AMC's Wondrous Walking Dead


When is the last time you cried during a zombie movie? Honestly, AMC's new series "The Walking Dead" (based upon the successful cultish graphic novel series) is, after Breaking Bad and Mad Men, their third show poised to be a remarkable and heavily awarded television series. Graphic in its gore content and violence, the pilot nonetheless presented a plausible and terrifying "end of the world" tale that is surprisingly personal with moments of great poignancy.

The central character, Georgia Deputy Sheriff Rick Grimes, is shot nearly fatally spending a long (unknown) amount of time lying in a coma, awakening from it and, barefoot and clad only in his hospital gown, stumbles through and out of the hospital to discover a world devastated by some mysterious catylcismic event and nearly devoid of life.

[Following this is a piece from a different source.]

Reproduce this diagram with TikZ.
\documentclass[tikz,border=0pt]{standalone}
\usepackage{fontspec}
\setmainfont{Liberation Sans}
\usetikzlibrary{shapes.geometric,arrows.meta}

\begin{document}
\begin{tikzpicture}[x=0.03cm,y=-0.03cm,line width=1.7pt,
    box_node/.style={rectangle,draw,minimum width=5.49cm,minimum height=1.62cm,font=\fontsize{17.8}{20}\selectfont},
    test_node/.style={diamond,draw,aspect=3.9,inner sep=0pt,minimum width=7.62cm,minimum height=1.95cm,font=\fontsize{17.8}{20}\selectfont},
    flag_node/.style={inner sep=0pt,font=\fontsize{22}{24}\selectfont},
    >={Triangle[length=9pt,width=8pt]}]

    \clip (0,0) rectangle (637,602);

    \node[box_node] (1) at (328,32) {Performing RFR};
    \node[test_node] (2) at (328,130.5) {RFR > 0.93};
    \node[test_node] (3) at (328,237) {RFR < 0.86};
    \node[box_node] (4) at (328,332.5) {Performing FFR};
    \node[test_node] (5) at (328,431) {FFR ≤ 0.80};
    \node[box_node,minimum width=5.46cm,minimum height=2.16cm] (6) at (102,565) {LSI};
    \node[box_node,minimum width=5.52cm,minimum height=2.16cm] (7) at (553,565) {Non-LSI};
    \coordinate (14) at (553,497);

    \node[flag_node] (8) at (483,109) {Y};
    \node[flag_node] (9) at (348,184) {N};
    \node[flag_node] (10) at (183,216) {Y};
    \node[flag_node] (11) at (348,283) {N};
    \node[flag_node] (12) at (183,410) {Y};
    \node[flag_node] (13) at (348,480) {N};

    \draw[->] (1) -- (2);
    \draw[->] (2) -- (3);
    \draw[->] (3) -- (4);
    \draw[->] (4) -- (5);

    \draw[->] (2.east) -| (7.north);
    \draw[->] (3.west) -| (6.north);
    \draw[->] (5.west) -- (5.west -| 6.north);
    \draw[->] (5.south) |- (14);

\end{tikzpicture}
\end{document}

Once again a fairly unknown British actor takes the lead in an American television series, but having watched Andrew Lincoln as Rick in this series, I fully believe the guy was made for the role (or the other way 'round). For nearly 70 minutes, Lincoln's Rick is mostly on his own, but his face - a magnificent mirror registering every emotion from self doubt, fear, grief, utter despair but also the hope of finding his wife and boy. Lincoln's is a tremendous performance of made all the more remarkable considering the genre and thus a rare opportunity for subtlety and introspection.

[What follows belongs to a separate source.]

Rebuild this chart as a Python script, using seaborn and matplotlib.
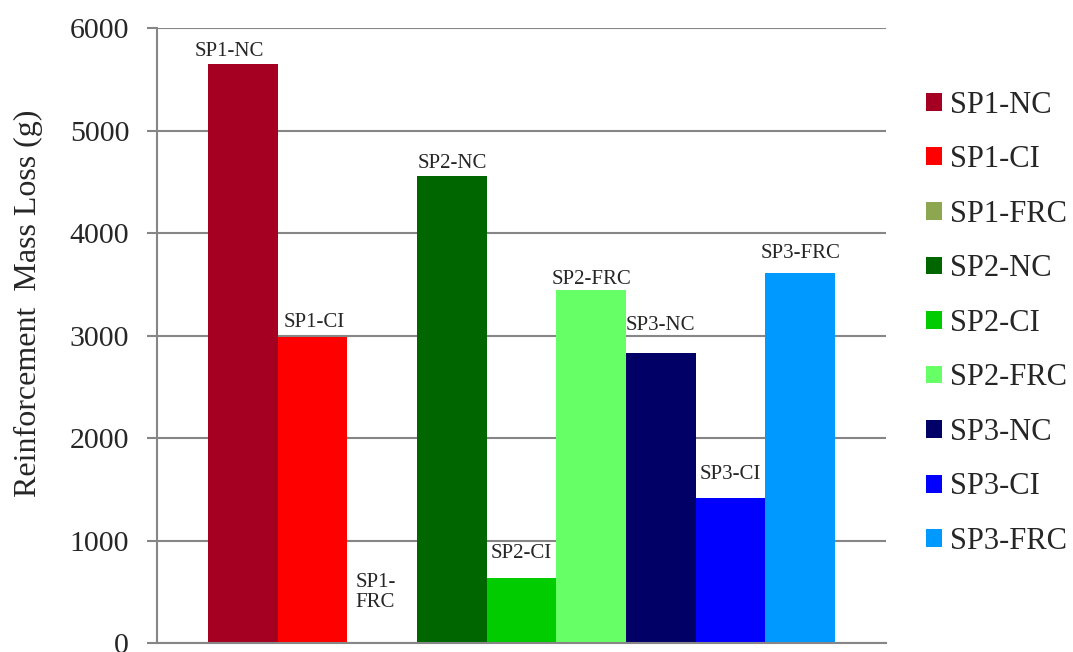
import pandas as pd
import matplotlib
matplotlib.use("Agg")
import matplotlib.pyplot as plt
import seaborn as sns

# data
specimens = ["SP1-NC", "SP1-CI", "SP1-FRC",
             "SP2-NC", "SP2-CI", "SP2-FRC",
             "SP3-NC", "SP3-CI", "SP3-FRC"]
mass_loss = [5650, 2985, 0, 4556, 632, 3446, 2829, 1413, 3610]
bar_colors = ["#A50021", "#FF0000", "#8DA650",
              "#006600", "#00CC00", "#66FF66",
              "#000066", "#0000FF", "#0099FF"]
y_ticks = [0, 1000, 2000, 3000, 4000, 5000, 6000]

# label nudges (points) like the hand-placed Excel labels
label_dx = [-9.5, 1, -4.5, 0, 0, 0, 0, 0, 0]
label_dy = [6, 7, 22, 6, 14.5, 4.5, 16.5, 13.5, 10.5]

df = pd.DataFrame({"group": [""] * len(specimens),
                   "specimen": specimens,
                   "loss": mass_loss})

sns.set_style("white")
plt.rcParams["font.family"] = ["Liberation Serif", "DejaVu Serif"]

fig = plt.figure(figsize=(10.73, 6.52), dpi=100)
ax = fig.add_axes([0.1463, 0.0138, 0.6794, 0.9432])

sns.barplot(data=df, x="group", y="loss", hue="specimen",
            hue_order=specimens, palette=dict(zip(specimens, bar_colors)),
            width=0.86, saturation=1, linewidth=0, edgecolor="none",
            ax=ax, legend=True)

grid_c = "#868686"
ax.set_ylim(0, 6000)
ax.set_yticks(y_ticks)
ax.set_yticklabels([str(t) for t in y_ticks], fontsize=21.5)
ax.yaxis.grid(True, color=grid_c, linewidth=1.5)
ax.set_axisbelow(True)
ax.tick_params(axis="y", direction="out", length=7, width=1.5, color=grid_c,
               left=True, pad=13)
ax.tick_params(axis="x", bottom=False, labelbottom=False)
ax.set_xlabel("")
ax.set_ylabel("Reinforcement  Mass Loss (g)", fontsize=23)
ax.yaxis.set_label_coords(-0.157, 0.553)
for side in ["top", "right"]:
    ax.spines[side].set_visible(False)
for side in ["left", "bottom"]:
    ax.spines[side].set_color(grid_c)
    ax.spines[side].set_linewidth(1.5)

# labels on the bars
for cont, name, val, dx, dy in zip(ax.containers, specimens, mass_loss,
                                   label_dx, label_dy):
    p = cont.patches[0]
    xc = p.get_x() + p.get_width() / 2
    if val > 0:
        ax.annotate(name, (xc, p.get_height()), xytext=(dx, dy),
                    textcoords="offset points", ha="center", va="baseline",
                    fontsize=15)
    else:
        ax.annotate(name.replace("-", "-\n"), (xc, 0), xytext=(dx, dy),
                    textcoords="offset points", ha="center", va="bottom",
                    fontsize=15, multialignment="left", linespacing=1.1)

handles, labels = ax.get_legend_handles_labels()
ax.legend(handles, labels, loc="upper left", bbox_to_anchor=(1.038, 0.918),
          frameon=False, fontsize=22, handlelength=0.52, handleheight=0.52,
          handletextpad=0.26, labelspacing=0.836, borderaxespad=0)

fig.savefig("out.png", dpi=100)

Rick's interactions with another father and son who capture, but ultimately rescue and aid his return to health, has a deep resonance in a world where men are considered stulted in understanding or expressing their emotions (a topic which is introduced nicely in the shows opening scene with Rick and fellow officer Shane Walsh (Jon Bernthal).

If you love zombies (and who doesn't?) this new series is a must see. I honestly was blown away after the premiere, powerfully moved and properly scared to death!